Bryant’s trouble with her pets was that they kept sneaking out. With two kids, a husband, and a career, it’s easy to miss a feline who lightning bolts from a corner, brushes past your leg, and escapes out the cracked door. Especially since the cats were habituated to the outdoors before bigger cats began stalking them. Bryant says, “I’m hoping to find a cat that is disabled so that they are less likely to fight to go outside.”
The most common reason for releasing pet felines is that it’s cruel to corral them indoors if they are meowing for the wild. But four-legged Death is cruel or at least indiscriminate. In some ways, coyotes and bobcats are fair and faultless in their hunting. Unlike Mr. Kitty, they do need the sustenance from their prey. They cannot settle inside a home, fisting string, rubbing pants legs, mincing a couch, staring languidly through a window. Because humans have morphed cats into part of the domestic sphere, they almost assuredly belong there now.
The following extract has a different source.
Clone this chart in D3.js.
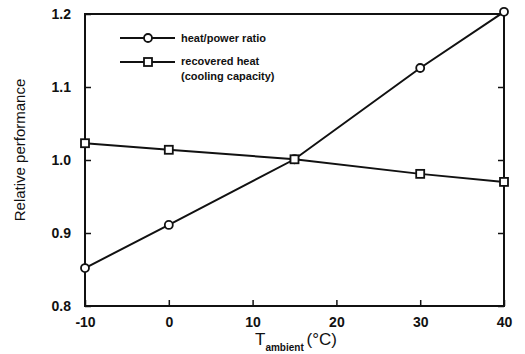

The full-circle irony of all this is that coyotes and bobcats are annihilating prey, which themselves are wildlife killers. House cats, feral and domestic, are responsible for shredding somewhere between 1.3 and 4 billion birds a year.
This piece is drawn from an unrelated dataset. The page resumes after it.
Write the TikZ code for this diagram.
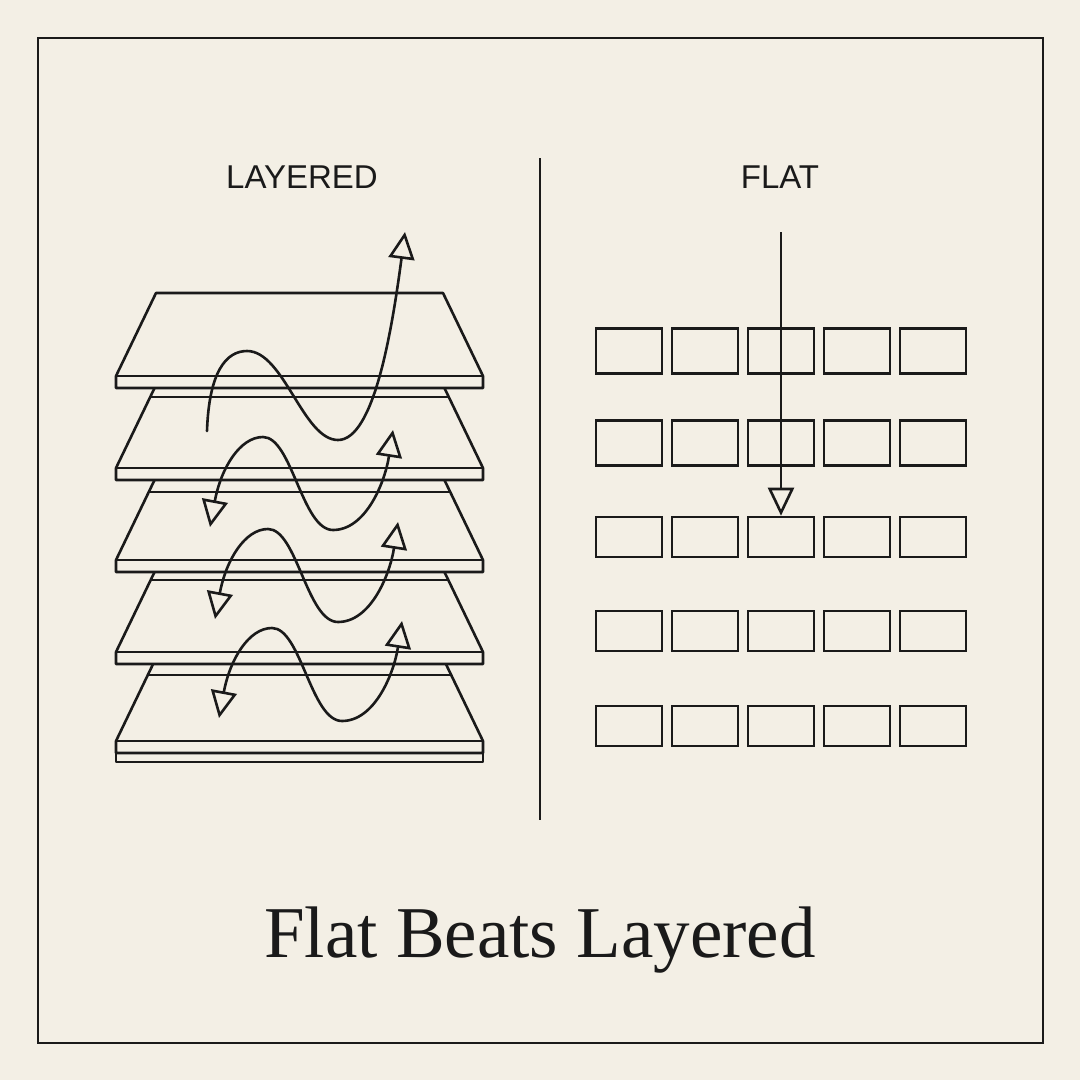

When she was freshly mourning her housemates, Bryant looked into bounty hunters. But after calming, she decided against revenge. “I’m not going to do that. I feel sorry for them,” she says about the predators. What helped Bryant through her anger was realizing that around the time Fufu disappeared, two new housing developments sprang up, replacing a forest near the creeks. The coyote and bobcat housing market was squeezed. “I wish they would not develop the neighborhood any further and not destroy any more habitat,” Bryant says.
Near the creek fork and all over that area are elephantine trees and dense, mazelike bushes, an ideal spot for bobcats to live. And there are bones of cats around that Bryant has seen. Bryant no longer likes walking along the waterway that reminds her family of three lost pets. She once romanticized that creek.
“It’s really a pretty spot,” she said. “When we first moved in, I had envisioned us picnicking along the creek. I had really idealized that area and thought it was so nice to live near it.”